Title: The Passion of Artemisia
Author: Susan Vreeland
Genre: Historical fiction
Rating: 5 out of 5 stars
Source: Audiobook from my personal library
Audiobook reader: Gigi Bermingham
First line: My father walked beside me to give me courage, his palm touching gently the back laces of my bodice.
The Passion of Artemisia is a must-read for any lover of historical fiction, art history, women’s fiction, and all of the above.
Artemisia Gentileschi was a painter of the early Baroque style. She lived in the early 1600s, and her art was greatly influenced by Caravaggio. Her father recognized her talent as a teenager, and hired another artist, Agostino Tassi, to teach her. Tassi raped her, and when the charge was brought to the church court, Artemisia was tortured to verify the truth of her accusation. This experience, and how it changed her relationship with her father, are central to the story that Vreeland tells.
Vreeland takes a few minor liberties with Artemisia’s narrative, but the major points of her story are intact.
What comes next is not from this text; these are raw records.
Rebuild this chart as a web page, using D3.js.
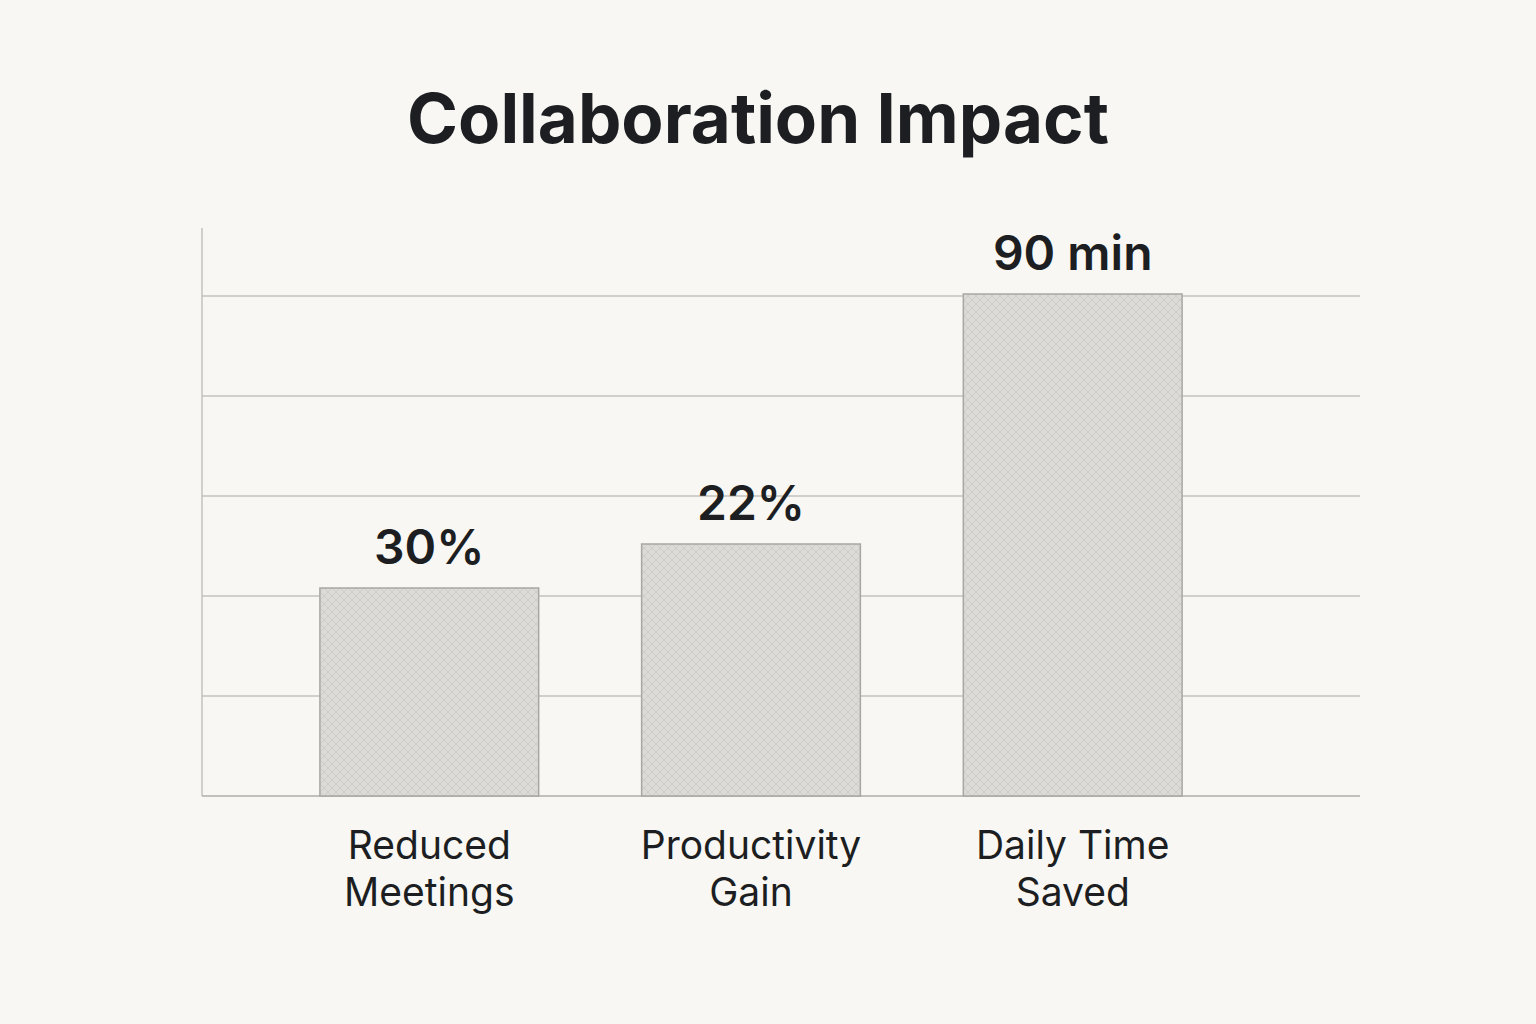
<!DOCTYPE html>
<html>
<head>
<meta charset="utf-8">
<script src="https://cdn.jsdelivr.net/npm/d3@7"></script>
<style>
  body { margin: 0; background: #f8f7f4; }
  svg { display: block; }
</style>
</head>
<body>
<div id="chart"></div>
<script>
// categories and values
const categories = [["Reduced", "Meetings"], ["Productivity", "Gain"], ["Daily Time", "Saved"]]
const valueLabels = ["30%", "22%", "90 min"]
// drawn bar heights in grid units (the picture does not scale them to the labels)
const barHeights = [2.08, 2.52, 5.02]
const gridTicks = [1, 2, 3, 4, 5]

const width = 1536, height = 1024
const svg = d3.select("#chart").append("svg")
    .attr("width", width).attr("height", height)
    .style("background", "#f8f7f4")

// crosshatch fill for the bars
const defs = svg.append("defs")
const pat = defs.append("pattern")
    .attr("id", "hatch").attr("patternUnits", "userSpaceOnUse")
    .attr("width", 8).attr("height", 8)
pat.append("rect").attr("width", 8).attr("height", 8).attr("fill", "#dddbd7")
pat.append("path").attr("d", "M0,0 L8,8 M8,0 L0,8")
    .attr("stroke", "#cfccc7").attr("stroke-width", 1)

const x = d3.scaleBand()
    .domain(d3.range(categories.length))
    .range([262, 1240])
    .paddingInner(0.32).paddingOuter(0.18)
const y = d3.scaleLinear().domain([0, 5.68]).range([796, 228])

// grid lines
svg.append("g")
    .selectAll("line")
    .data(gridTicks)
    .join("line")
    .attr("x1", 202).attr("x2", 1360)
    .attr("y1", d => y(d)).attr("y2", d => y(d))
    .attr("stroke", "#c4c2be").attr("stroke-width", 1.5)

// axes lines
svg.append("line").attr("x1", 202).attr("x2", 202).attr("y1", y.range()[1]).attr("y2", y(0))
    .attr("stroke", "#c4c2be").attr("stroke-width", 1.5)
svg.append("line").attr("x1", 202).attr("x2", 1360).attr("y1", y(0)).attr("y2", y(0))
    .attr("stroke", "#b0aeaa").attr("stroke-width", 1.5)

svg.append("g")
    .selectAll("rect")
    .data(barHeights)
    .join("rect")
    .attr("x", (d, i) => x(i))
    .attr("width", x.bandwidth())
    .attr("y", d => y(d))
    .attr("height", d => y(0) - y(d))
    .attr("fill", "url(#hatch)")
    .attr("stroke", "#a9a7a3").attr("stroke-width", 1.5)

svg.append("g")
    .selectAll("text")
    .data(valueLabels)
    .join("text")
    .attr("x", (d, i) => x(i) + x.bandwidth() / 2)
    .attr("y", (d, i) => y(barHeights[i]) - 24)
    .attr("text-anchor", "middle")
    .style("font-family", "Inter, 'Noto Sans', sans-serif")
    .style("font-size", "48px").style("font-weight", 600)
    .attr("fill", "#1c1e21")
    .text(d => d)

const cat = svg.append("g")
    .selectAll("text")
    .data(categories)
    .join("text")
    .attr("x", (d, i) => x(i) + x.bandwidth() / 2)
    .attr("y", 859)
    .attr("text-anchor", "middle")
    .style("font-family", "Inter, 'Noto Sans', sans-serif")
    .style("font-size", "39px")
    .attr("fill", "#1c1e21")
cat.selectAll("tspan")
    .data(d => d)
    .join("tspan")
    .attr("x", function () { return d3.select(this.parentNode).attr("x") })
    .attr("dy", (d, i) => i === 0 ? 0 : 47)
    .text(d => d)

svg.append("text")
    .attr("x", 758).attr("y", 143)
    .attr("text-anchor", "middle")
    .style("font-family", "Inter, 'Noto Sans', sans-serif")
    .style("font-size", "69px").style("font-weight", 700)
    .attr("fill", "#1c1e21")
    .text("Collaboration Impact")
</script>
</body>
</html>
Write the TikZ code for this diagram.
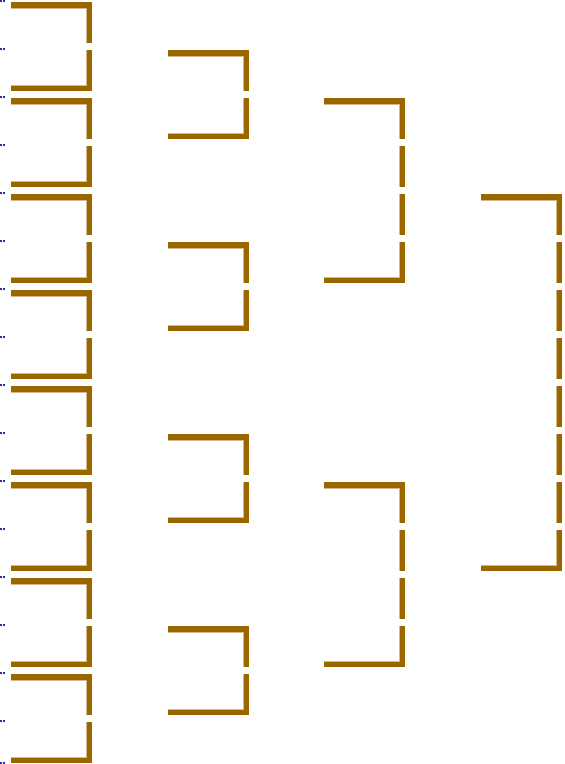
\documentclass[tikz,border=0pt]{standalone}
\usepackage{tikz}

\definecolor{bracketbrown}{RGB}{153,102,0}
\colorlet{bracketinner}{bracketbrown!45}
\definecolor{dotblue}{RGB}{45,45,170}

\begin{document}
\begin{tikzpicture}[x=1pt, y=-1pt,
	rim/.style={fill=bracketbrown},
	inner/.style={fill=bracketinner},
	dotmark/.style={fill=dotblue}]
	\useasboundingbox (0,0) rectangle (565,764);
	% little dots on the left edge
	\foreach \y in {0,48,...,720} {
		\fill[dotmark] (0.3,\y) rectangle (1.8,{\y+1.6});
		\fill[dotmark] (3.1,\y) rectangle (4.6,{\y+1.6});
	}
	\fill[dotmark] (0.3,762.2) rectangle (1.8,764);
	\fill[dotmark] (3.1,762.2) rectangle (4.6,764);
	% brackets: left x / first row / last row
	\foreach \xa/\ra/\rb in {11/0/1, 11/2/3, 11/4/5, 11/6/7, 11/8/9, 11/10/11, 11/12/13, 11/14/15,
		168/1/2, 168/5/6, 168/9/10, 168/13/14, 324/2/5, 324/10/13, 481/4/11} {
		\foreach \r in {\ra,...,\rb} {
			\fill[inner] ({\xa+74.5},{48*\r+2}) rectangle ({\xa+75.5},{48*\r+43});
			\fill[rim] ({\xa+75.5},{48*\r+2}) rectangle ({\xa+81},{48*\r+43});
		}
		\fill[inner] (\xa,{48*\ra+7.5}) rectangle ({\xa+75.5},{48*\ra+8.5});
		\fill[inner] (\xa,{48*\rb+36.5}) rectangle ({\xa+75.5},{48*\rb+37.5});
		\fill[rim] (\xa,{48*\ra+2}) rectangle ({\xa+81},{48*\ra+7.5});
		\fill[rim] (\xa,{48*\rb+37.5}) rectangle ({\xa+81},{48*\rb+43});
	}
\end{tikzpicture}
\end{document}
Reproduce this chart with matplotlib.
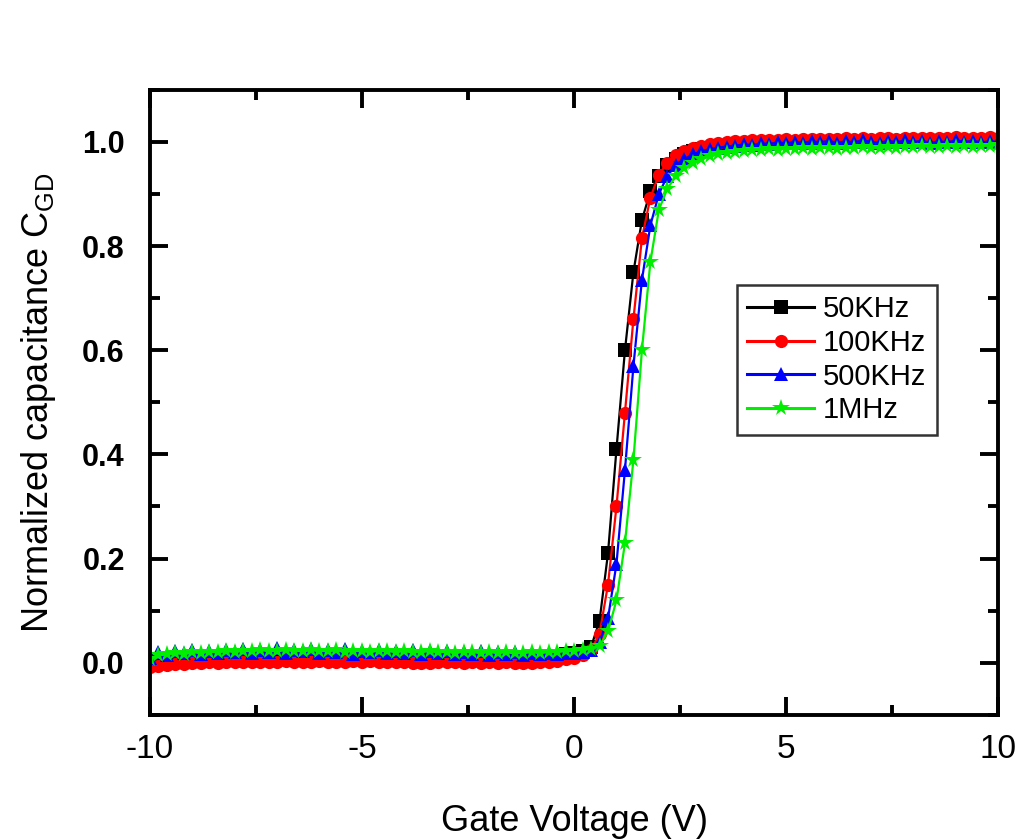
import numpy as np
import matplotlib.pyplot as plt
from matplotlib.ticker import MultipleLocator

# gate voltage sweep, -10 V to 10 V in 0.2 V steps
gate_voltage = np.linspace(-10, 10, 101)

# normalized C_GD (rows of 10 points = 2 V)
c_50k = [
    0.004, 0.006, 0.008, 0.009, 0.010, 0.010, 0.011, 0.010, 0.012, 0.011,
    0.012, 0.011, 0.013, 0.012, 0.012, 0.013, 0.012, 0.011, 0.012, 0.013,
    0.012, 0.011, 0.012, 0.011, 0.010, 0.011, 0.012, 0.011, 0.010, 0.011,
    0.010, 0.011, 0.010, 0.009, 0.010, 0.011, 0.010, 0.009, 0.010, 0.009,
    0.009, 0.010, 0.009, 0.008, 0.009, 0.010, 0.010, 0.011, 0.013, 0.016,
    0.018, 0.022, 0.030, 0.080, 0.210, 0.410, 0.600, 0.750, 0.850, 0.905,
    0.935, 0.955, 0.968, 0.976, 0.982, 0.986, 0.989, 0.991, 0.992, 0.993,
    0.994, 0.995, 0.996, 0.996, 0.997, 0.997, 0.998, 0.998, 0.998, 0.999,
    0.999, 0.998, 0.999, 1.000, 0.999, 1.000, 1.000, 0.999, 1.000, 1.001,
    1.000, 1.001, 1.000, 1.001, 1.001, 1.000, 1.001, 1.002, 1.001, 1.002,
    1.001,
]
c_100k = [
    -0.008, -0.006, -0.004, -0.003, -0.002, -0.001, 0.000, 0.001, 0.000, 0.001,
    0.001, 0.002, 0.001, 0.002, 0.001, 0.002, 0.003, 0.002, 0.001, 0.002,
    0.003, 0.002, 0.001, 0.002, 0.003, 0.002, 0.003, 0.002, 0.001, 0.002,
    0.001, 0.000, -0.001, 0.000, 0.001, 0.002, 0.001, 0.000, 0.001, 0.000,
    0.001, 0.000, 0.001, 0.000, -0.001, 0.000, 0.001, 0.002, 0.004, 0.007,
    0.010, 0.015, 0.025, 0.055, 0.150, 0.300, 0.480, 0.660, 0.815, 0.893,
    0.937, 0.960, 0.975, 0.983, 0.989, 0.993, 0.996, 0.998, 1.000, 1.001,
    1.002, 1.003, 1.003, 1.004, 1.004, 1.005, 1.004, 1.006, 1.005, 1.006,
    1.005, 1.006, 1.007, 1.006, 1.007, 1.006, 1.008, 1.007, 1.006, 1.007,
    1.008, 1.007, 1.008, 1.007, 1.008, 1.009, 1.008, 1.007, 1.008, 1.009,
    1.008,
]
c_500k = [
    0.010, 0.020, 0.015, 0.022, 0.018, 0.024, 0.016, 0.023, 0.019, 0.025,
    0.020, 0.026, 0.018, 0.024, 0.021, 0.028, 0.019, 0.025, 0.022, 0.027,
    0.018, 0.024, 0.020, 0.026, 0.017, 0.023, 0.020, 0.025, 0.018, 0.022,
    0.019, 0.024, 0.016, 0.022, 0.018, 0.023, 0.016, 0.021, 0.017, 0.022,
    0.015, 0.020, 0.016, 0.021, 0.015, 0.019, 0.016, 0.018, 0.017, 0.019,
    0.018, 0.020, 0.024, 0.040, 0.085, 0.190, 0.370, 0.570, 0.735, 0.840,
    0.900, 0.935, 0.955, 0.967, 0.976, 0.982, 0.986, 0.989, 0.991, 0.993,
    0.995, 0.994, 0.997, 0.996, 0.999, 0.997, 1.000, 0.998, 1.001, 0.999,
    1.002, 0.998, 1.001, 0.999, 1.003, 1.000, 0.998, 1.002, 0.999, 1.003,
    1.000, 1.002, 0.998, 1.001, 0.999, 1.003, 1.000, 1.002, 0.999, 1.001,
    1.000,
]
c_1m = [
    0.008, 0.014, 0.016, 0.018, 0.017, 0.020, 0.019, 0.021, 0.020, 0.022,
    0.021, 0.023, 0.022, 0.024, 0.023, 0.022, 0.024, 0.023, 0.022, 0.024,
    0.023, 0.022, 0.024, 0.021, 0.023, 0.022, 0.021, 0.023, 0.022, 0.021,
    0.022, 0.020, 0.021, 0.022, 0.020, 0.021, 0.019, 0.021, 0.020, 0.019,
    0.020, 0.019, 0.020, 0.018, 0.019, 0.020, 0.019, 0.020, 0.021, 0.022,
    0.023, 0.025, 0.027, 0.032, 0.060, 0.120, 0.230, 0.390, 0.600, 0.770,
    0.870, 0.910, 0.935, 0.950, 0.960, 0.967, 0.972, 0.976, 0.979, 0.981,
    0.983, 0.985, 0.984, 0.986, 0.985, 0.987, 0.986, 0.988, 0.987, 0.988,
    0.989, 0.987, 0.989, 0.988, 0.990, 0.989, 0.988, 0.990, 0.989, 0.991,
    0.990, 0.992, 0.990, 0.991, 0.993, 0.991, 0.992, 0.990, 0.992, 0.993,
    0.994,
]

series = [
    ('50KHz', c_50k, 'black', 's'),
    ('100KHz', c_100k, 'red', 'o'),
    ('500KHz', c_500k, 'blue', '^'),
    ('1MHz', c_1m, '#00ee00', '*'),
]

plt.rcParams['font.family'] = ['Liberation Sans', 'DejaVu Sans']
plt.rcParams['axes.unicode_minus'] = False

fig = plt.figure(figsize=(10.26, 8.39), dpi=100)
ax = fig.add_axes([0.146, 0.148, 0.827, 0.745])

for label, vals, color, marker in series:
    ms = 13 if marker == '*' else 9.5
    ax.plot(gate_voltage, vals, color=color, marker=marker, markersize=ms,
            linewidth=1.6, markeredgewidth=0, label=label)

ax.set_xlim(-10, 10)
ax.set_ylim(-0.1, 1.1)
ax.xaxis.set_major_locator(MultipleLocator(5))
ax.xaxis.set_minor_locator(MultipleLocator(2.5))
ax.yaxis.set_major_locator(MultipleLocator(0.2))
ax.yaxis.set_minor_locator(MultipleLocator(0.1))
ax.yaxis.set_major_formatter(plt.FormatStrFormatter('%.1f'))

for s in ax.spines.values():
    s.set_linewidth(2.8)
ax.tick_params(which='both', direction='in', top=True, right=True, width=2.8)
ax.tick_params(which='major', length=13)
ax.tick_params(which='minor', length=7)
ax.tick_params(axis='x', which='major', labelsize=24, pad=14)
ax.tick_params(axis='y', which='major', labelsize=22, pad=18)
for t in ax.get_yticklabels():
    t.set_fontweight('bold')

ax.set_xlabel('Gate Voltage (V)', fontsize=26, labelpad=28)
ax.set_ylabel('Normalized capacitance C$_{\\mathregular{GD}}$', fontsize=26)
ax.yaxis.set_label_coords(-0.108, 0.5)

leg = ax.legend(loc='upper left', bbox_to_anchor=(0.692, 0.688),
                borderaxespad=0, frameon=True, fancybox=False,
                edgecolor='black', handlelength=2.3, handletextpad=0.3,
                labelspacing=0.2, borderpad=0.35, prop={'size': 21})
leg.get_frame().set_linewidth(1.8)
for h in leg.get_lines():
    h.set_linewidth(2.2)

fig.savefig('out.png', dpi=100)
The author goes far beyond simply presenting a history of the artist, though, and uses Artemisia’s story to illustrate the conflict between being a woman and having a vocation, a passion. Artemisia continually feels the struggle between being a wife and mother and giving herself over to her art.
The descriptions of Italy, the palaces, the art – Vreeland knows how to write just enough details to help you see and experience the place and time of the story. The description never bogs down the story, which moves along, each stage of Artemisia’s life centered around a city and her art. One of the most amazing things about listening to this audiobook is being able to view the works of art mentioned at Wikipedia.
Audio notes: Vreeland’s masterful writing is served well by the reader, Gigi Bermingham.
This is a re-post of a review I wrote a couple of years ago.